Willard et al. (2022) mentioned hybrid modelling as most simple to implement. The physics-guided loss function approach requires domain knowledge, to determine what to add to the loss function. Physics-guided architecture is a more complex approach and requires both domain knowledge and machine learning expertise. The different techniques can be combined in one modelling exercise.

Two well-known SciML-techniques

Physics-informed neural networks (PINNs)

An already relatively often used technique is physics-informed neural networks [PINNs; Maziar Raissi, Perdikaris, and Karniadakis (2017a); Maziar Raissi, Perdikaris, and Karniadakis (2017b); M. Raissi, Perdikaris, and Karniadakis (2019)]. A PINN solves a supervised learning task under the condition of respecting physics laws described by nonlinear partial differential equations. Two methods can be used with PINNs (Maziar Raissi, Perdikaris, and Karniadakis 2017a): (1) solving partial differential equations (given certain fixed model parameter values, what can be said about the unknown, hidden system state; a forward problem) and (2) discovering partial differential equations (i.e. finding the model parameter values that describe observed data best, so an inverse problem).

A difference between the PINN-method and earlier works that combined physics-based models with machine learning, is that previous methods used machine learning in a back-box way. By developing tailor-made activation functions and loss-functions for the differential operators, an understanding of the structure of the machine learning parts can be obtained.

An important technique that is used within this framework is automatic differentiation. Automatic differentiation is a family of differentiation techniques that uses the basic structure of computational algorithms, which consists of sequences of arithmetic operations, to obtain derivatives. The chain rule is used repeatedly to obtain the derivatives. Automatic differentiation is fast, employ efficient code, has no round-off errors, and can effectively compute higher-order derivatives.

According to M. Raissi, Perdikaris, and Karniadakis (2019), PINNs can be trained wih relatively little data, which is often the situation in real-world environmental modelling problems.
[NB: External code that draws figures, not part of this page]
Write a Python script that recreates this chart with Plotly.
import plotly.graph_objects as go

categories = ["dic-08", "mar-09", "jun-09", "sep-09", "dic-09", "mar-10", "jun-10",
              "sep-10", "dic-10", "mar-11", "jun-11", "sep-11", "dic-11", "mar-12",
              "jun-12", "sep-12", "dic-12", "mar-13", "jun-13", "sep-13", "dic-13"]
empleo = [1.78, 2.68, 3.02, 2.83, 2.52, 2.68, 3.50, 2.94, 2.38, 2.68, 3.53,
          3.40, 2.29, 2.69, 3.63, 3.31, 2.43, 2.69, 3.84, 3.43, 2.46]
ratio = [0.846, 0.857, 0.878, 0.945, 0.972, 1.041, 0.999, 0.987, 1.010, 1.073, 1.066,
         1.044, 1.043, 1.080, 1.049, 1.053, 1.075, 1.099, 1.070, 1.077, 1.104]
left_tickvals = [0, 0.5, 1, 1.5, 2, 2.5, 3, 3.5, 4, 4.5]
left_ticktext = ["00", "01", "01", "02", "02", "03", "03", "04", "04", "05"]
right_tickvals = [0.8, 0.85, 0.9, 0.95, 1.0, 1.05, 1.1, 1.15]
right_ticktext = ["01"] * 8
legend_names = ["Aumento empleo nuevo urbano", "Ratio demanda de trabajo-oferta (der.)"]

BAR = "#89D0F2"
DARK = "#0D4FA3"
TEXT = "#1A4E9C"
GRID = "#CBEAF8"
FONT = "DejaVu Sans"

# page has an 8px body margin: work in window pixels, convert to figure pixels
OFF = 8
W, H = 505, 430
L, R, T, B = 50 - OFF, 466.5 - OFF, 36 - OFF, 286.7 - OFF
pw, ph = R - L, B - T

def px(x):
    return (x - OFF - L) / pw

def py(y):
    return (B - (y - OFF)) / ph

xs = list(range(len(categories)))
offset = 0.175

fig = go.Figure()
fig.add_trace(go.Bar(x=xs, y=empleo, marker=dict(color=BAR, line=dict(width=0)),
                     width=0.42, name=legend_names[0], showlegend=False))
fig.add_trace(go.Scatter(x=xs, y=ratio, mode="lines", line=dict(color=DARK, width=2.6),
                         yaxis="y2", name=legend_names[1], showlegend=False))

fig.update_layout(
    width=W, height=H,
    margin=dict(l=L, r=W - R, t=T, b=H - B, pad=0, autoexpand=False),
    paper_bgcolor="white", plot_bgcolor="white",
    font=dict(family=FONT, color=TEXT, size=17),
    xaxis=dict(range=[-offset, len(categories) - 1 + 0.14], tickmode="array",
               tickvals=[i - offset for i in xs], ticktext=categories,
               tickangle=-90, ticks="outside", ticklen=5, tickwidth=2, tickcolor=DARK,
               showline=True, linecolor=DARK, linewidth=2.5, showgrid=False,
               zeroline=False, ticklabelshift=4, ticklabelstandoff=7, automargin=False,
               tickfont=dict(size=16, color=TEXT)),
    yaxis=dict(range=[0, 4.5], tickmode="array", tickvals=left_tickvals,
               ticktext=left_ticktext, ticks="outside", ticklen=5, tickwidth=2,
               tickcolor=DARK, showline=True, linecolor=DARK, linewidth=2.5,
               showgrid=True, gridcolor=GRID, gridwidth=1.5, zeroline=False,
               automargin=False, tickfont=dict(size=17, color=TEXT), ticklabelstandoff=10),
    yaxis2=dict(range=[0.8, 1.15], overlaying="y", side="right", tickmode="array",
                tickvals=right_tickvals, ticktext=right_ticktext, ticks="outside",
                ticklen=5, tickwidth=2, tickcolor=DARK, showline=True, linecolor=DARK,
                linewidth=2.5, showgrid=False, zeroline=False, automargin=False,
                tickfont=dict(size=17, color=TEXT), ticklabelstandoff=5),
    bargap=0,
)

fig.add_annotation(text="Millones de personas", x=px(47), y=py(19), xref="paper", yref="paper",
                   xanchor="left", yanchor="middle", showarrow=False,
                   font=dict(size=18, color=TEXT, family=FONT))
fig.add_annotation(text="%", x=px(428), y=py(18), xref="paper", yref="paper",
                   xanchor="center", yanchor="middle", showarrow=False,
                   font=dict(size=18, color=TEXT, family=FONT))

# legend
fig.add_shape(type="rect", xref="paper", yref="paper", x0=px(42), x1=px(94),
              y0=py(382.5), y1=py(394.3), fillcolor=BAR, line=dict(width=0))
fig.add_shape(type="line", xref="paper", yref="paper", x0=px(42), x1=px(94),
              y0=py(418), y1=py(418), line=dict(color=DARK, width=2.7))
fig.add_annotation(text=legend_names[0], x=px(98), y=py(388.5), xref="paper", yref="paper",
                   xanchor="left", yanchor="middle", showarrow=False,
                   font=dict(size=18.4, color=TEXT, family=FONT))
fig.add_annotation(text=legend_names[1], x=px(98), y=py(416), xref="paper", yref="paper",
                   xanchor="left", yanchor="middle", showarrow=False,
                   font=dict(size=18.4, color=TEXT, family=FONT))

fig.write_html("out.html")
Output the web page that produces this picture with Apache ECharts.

The underlying reason for this property is that solutions that do not fit the physics-based equations are penalised in the loss-function. The PINN namely has a residual term from the mathematical equation of the physics-based model in the loss function [cuomo-etal-2022]. The PINN-method thus employs the physics-guided loss function method listed by Willard et al. (2022).

One challenge of continuous time PINNs, is that a large number of collocated points is needed to enforce physics-based constraints in the entire spatio-temporal domain. This plays a role in higher-dimensional problems because the number of points needed increases exponentially with increasing dimensionality. Techniques like quasi Monte-Carlo sampling and Runge-Kutta time-stepping can help here, to build discrete time models.

Xtfc scheme

Mariodeff, CC BY-SA 4.0, via Wikimedia Commons

Universal differential equations for SciML

Rackauckas et al. (2020) introduced Universal Differential Equations (UDE) for SciML. A UDE is a differential equation with universal approximators incorporated. Rackauckas et al. (2020) built and provided a modular computer code based toolkit for the UDE-approach. The toolkit allows to solve a wide range of differential equation based scientific problems. An informative starting point is Scientific Machine Learning by Chris Rackauckas.

According to Rackauckas et al. (2020), the advantage of their approach over the PINN-approach is that they incorporate numerical techniques from physics-based modelling that have yielded stable, efficient solvers. For stiff models (models that need a small time step even when the response curve/surface is very smooth) the PINN-approach is computationally intensive. Even with some approaches like the before-mentioned discrete-model PINNs that partly overcome this challenge, a limitation still is that PINN-software does not allow to automatically combine the training process with efficient solving techniques available.